START DATA SECTION

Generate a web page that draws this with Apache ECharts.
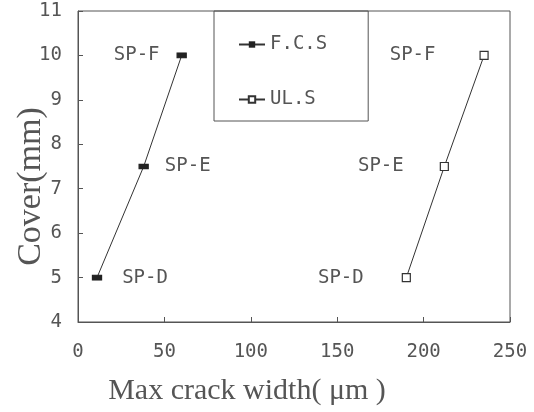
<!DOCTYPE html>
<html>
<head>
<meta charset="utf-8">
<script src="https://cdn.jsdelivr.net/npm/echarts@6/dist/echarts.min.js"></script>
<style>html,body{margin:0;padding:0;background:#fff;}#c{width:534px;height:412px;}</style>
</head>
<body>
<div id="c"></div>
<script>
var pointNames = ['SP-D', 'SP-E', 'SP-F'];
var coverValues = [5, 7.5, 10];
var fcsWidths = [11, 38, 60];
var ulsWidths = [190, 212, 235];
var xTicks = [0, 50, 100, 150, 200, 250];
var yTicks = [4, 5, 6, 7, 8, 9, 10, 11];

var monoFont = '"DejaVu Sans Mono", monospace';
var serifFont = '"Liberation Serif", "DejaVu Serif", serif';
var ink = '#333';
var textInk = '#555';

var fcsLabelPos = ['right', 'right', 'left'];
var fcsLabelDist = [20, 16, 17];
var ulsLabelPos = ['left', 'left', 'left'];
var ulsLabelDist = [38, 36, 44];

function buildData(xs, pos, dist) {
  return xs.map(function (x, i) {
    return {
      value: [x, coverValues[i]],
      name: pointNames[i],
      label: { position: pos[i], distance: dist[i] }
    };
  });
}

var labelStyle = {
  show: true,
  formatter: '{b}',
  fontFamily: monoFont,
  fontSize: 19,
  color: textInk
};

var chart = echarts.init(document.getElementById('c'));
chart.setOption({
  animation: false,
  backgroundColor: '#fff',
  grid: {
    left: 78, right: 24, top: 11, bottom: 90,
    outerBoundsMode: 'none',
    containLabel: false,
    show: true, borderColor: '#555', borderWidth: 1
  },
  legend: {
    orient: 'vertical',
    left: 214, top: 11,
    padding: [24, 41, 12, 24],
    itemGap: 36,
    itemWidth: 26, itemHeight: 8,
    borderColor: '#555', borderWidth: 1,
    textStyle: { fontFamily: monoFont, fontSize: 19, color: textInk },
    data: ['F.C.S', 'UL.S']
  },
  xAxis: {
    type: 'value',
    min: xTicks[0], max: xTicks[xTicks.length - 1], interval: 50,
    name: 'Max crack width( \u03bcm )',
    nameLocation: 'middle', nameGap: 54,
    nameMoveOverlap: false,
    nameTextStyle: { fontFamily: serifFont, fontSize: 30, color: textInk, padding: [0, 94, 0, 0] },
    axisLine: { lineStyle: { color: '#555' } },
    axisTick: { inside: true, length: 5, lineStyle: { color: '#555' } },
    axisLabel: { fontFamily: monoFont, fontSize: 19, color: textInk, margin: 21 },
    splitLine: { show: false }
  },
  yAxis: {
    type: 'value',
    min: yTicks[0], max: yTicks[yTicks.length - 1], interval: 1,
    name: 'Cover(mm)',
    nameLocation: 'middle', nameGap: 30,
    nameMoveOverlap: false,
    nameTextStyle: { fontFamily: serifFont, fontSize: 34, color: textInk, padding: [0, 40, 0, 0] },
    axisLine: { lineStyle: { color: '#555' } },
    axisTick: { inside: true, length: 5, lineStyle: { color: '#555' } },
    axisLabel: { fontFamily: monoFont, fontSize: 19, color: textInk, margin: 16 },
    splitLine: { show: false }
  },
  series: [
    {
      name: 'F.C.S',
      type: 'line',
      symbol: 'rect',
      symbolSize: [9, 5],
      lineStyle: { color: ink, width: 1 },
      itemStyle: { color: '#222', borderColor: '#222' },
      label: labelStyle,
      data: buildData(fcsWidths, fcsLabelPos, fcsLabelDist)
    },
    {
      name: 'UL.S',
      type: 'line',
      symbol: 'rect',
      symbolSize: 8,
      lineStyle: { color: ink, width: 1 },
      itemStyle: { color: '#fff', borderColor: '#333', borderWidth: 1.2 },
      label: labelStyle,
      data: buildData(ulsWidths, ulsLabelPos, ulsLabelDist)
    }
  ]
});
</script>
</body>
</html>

END DATA SECTION

▶ _TASK PROMPT_:
Only the lines from the top of the data through the line with "var yTicks = [4, 5, 6, 7, 8, 9, 10, 11];" should be quoted, exactly and with both ends kept; skip the pictures.

▶ _COMPLETED TASK_:
Generate a web page that draws this with Apache ECharts.
<!DOCTYPE html>
<html>
<head>
<meta charset="utf-8">
<script src="https://cdn.jsdelivr.net/npm/echarts@6/dist/echarts.min.js"></script>
<style>html,body{margin:0;padding:0;background:#fff;}#c{width:534px;height:412px;}</style>
</head>
<body>
<div id="c"></div>
<script>
var pointNames = ['SP-D', 'SP-E', 'SP-F'];
var coverValues = [5, 7.5, 10];
var fcsWidths = [11, 38, 60];
var ulsWidths = [190, 212, 235];
var xTicks = [0, 50, 100, 150, 200, 250];
var yTicks = [4, 5, 6, 7, 8, 9, 10, 11];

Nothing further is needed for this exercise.